**Task instructions:** Start at the line holding "Generate a Python", stop at the line holding "prices = [67000, 67000, 67000, 66000, 68000, 68000, 67000]", and repeat those lines exactly, both ends included; skip the pictures.

**Entries shown:**
########

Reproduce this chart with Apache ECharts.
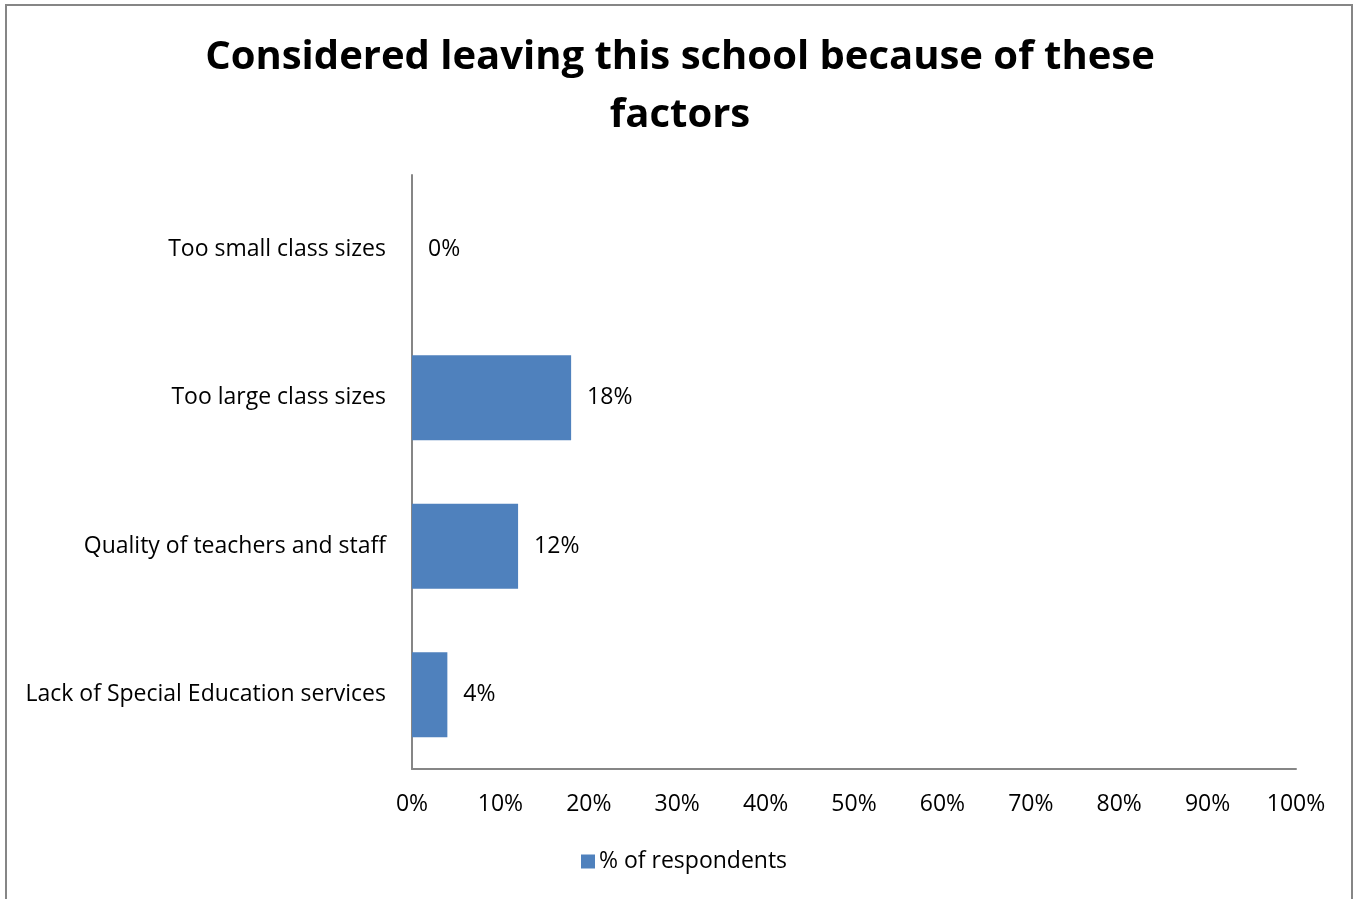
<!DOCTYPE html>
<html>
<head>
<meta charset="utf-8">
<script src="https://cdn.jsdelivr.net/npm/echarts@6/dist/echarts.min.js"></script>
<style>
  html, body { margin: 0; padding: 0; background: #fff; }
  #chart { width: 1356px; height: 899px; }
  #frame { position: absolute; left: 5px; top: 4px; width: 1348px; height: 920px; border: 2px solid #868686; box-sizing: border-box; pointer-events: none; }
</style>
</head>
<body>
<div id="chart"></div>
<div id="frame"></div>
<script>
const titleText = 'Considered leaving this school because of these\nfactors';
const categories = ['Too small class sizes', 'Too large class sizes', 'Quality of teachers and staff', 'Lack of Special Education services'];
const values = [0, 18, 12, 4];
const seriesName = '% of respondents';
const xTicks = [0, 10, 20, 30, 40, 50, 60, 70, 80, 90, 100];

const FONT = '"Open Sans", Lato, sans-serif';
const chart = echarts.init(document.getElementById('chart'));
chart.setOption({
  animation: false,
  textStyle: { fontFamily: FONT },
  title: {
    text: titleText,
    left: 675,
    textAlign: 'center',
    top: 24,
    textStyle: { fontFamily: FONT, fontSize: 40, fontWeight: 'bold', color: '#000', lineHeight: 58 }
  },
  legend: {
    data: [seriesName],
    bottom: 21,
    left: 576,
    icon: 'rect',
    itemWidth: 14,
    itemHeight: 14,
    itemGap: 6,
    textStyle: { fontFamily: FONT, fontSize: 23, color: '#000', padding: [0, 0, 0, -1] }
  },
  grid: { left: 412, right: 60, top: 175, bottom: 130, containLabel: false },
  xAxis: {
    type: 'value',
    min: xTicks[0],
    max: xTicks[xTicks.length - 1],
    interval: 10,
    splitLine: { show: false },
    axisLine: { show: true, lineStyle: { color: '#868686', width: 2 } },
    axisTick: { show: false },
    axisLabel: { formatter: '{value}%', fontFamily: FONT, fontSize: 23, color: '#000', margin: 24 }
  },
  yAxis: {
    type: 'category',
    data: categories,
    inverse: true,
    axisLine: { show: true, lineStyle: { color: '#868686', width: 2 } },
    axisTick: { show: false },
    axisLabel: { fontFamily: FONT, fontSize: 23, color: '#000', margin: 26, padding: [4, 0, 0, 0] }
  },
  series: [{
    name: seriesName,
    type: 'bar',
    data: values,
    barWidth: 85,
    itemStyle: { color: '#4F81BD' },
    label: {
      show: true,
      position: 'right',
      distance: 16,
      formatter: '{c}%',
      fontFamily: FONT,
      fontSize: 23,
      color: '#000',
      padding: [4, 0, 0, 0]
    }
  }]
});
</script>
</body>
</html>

########

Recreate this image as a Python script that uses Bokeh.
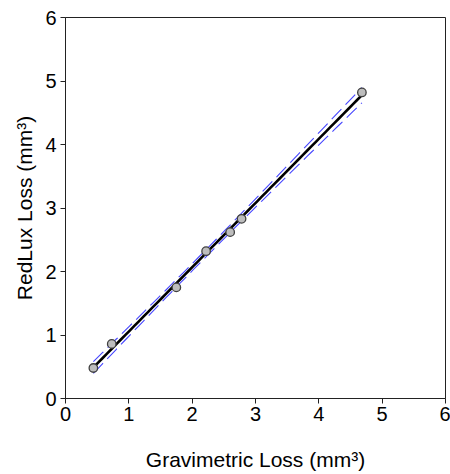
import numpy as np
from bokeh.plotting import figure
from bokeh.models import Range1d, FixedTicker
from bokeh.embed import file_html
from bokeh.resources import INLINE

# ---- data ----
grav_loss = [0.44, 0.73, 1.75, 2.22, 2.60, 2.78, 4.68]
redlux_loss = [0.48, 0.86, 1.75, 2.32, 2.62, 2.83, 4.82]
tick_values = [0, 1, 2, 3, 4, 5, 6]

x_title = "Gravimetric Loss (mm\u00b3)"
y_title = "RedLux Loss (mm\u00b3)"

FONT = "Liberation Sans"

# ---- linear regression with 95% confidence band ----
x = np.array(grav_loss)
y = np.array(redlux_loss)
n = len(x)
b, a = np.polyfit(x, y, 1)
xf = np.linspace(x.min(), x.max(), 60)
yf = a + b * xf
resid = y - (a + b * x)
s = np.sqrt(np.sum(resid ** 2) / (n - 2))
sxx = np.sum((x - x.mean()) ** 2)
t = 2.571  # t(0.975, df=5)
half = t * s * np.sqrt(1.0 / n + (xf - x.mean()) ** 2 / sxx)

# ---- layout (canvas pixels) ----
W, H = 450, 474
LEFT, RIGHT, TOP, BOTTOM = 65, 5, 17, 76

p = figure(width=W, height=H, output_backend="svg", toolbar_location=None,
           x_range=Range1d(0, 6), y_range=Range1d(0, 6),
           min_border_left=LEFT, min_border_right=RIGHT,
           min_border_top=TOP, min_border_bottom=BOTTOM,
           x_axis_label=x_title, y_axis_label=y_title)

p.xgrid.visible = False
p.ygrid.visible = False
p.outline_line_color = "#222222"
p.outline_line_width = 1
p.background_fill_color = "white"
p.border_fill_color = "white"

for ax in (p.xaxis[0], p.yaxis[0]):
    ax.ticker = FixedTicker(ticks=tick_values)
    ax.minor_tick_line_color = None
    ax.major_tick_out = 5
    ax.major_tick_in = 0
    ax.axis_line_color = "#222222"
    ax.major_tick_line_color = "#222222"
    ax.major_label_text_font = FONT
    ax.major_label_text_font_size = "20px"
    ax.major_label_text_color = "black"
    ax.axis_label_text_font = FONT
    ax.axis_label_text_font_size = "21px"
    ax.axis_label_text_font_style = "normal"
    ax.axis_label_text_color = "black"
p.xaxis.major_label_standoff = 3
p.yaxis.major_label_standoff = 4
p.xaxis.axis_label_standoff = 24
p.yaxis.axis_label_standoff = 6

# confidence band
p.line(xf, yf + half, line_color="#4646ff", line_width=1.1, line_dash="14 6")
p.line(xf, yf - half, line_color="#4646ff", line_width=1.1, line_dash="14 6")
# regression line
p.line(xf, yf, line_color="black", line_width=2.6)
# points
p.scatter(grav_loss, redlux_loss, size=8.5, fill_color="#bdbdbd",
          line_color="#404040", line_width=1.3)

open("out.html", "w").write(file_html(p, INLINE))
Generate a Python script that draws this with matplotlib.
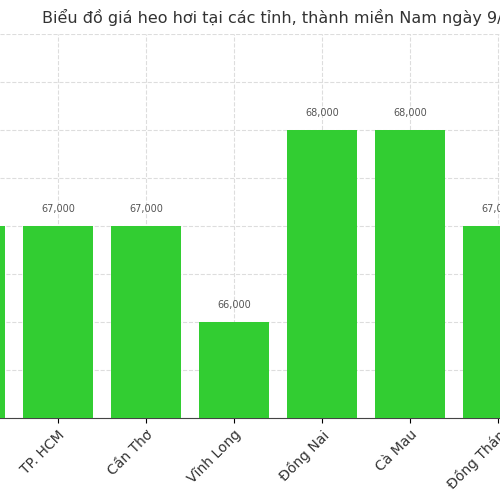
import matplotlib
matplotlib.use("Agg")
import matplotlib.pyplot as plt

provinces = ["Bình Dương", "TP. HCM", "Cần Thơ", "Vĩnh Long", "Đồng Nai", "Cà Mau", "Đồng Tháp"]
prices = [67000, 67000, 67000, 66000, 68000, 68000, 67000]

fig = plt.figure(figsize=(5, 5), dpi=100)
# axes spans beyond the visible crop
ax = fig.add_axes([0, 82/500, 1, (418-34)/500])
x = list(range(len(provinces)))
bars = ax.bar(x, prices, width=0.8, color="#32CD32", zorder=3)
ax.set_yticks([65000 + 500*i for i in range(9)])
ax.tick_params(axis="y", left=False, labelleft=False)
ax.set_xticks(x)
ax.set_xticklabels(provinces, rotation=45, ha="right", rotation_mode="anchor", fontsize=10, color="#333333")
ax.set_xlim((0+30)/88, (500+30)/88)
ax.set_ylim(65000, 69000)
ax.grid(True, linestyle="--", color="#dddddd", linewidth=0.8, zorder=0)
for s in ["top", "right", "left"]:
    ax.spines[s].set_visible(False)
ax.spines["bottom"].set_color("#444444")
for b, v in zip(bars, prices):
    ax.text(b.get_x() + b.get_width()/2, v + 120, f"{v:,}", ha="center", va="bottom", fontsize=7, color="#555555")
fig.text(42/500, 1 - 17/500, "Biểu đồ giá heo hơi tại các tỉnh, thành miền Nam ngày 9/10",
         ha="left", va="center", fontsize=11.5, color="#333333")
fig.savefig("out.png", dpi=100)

########

**Exercise response:**
Generate a Python script that draws this with matplotlib.
import matplotlib
matplotlib.use("Agg")
import matplotlib.pyplot as plt

provinces = ["Bình Dương", "TP. HCM", "Cần Thơ", "Vĩnh Long", "Đồng Nai", "Cà Mau", "Đồng Tháp"]
prices = [67000, 67000, 67000, 66000, 68000, 68000, 67000]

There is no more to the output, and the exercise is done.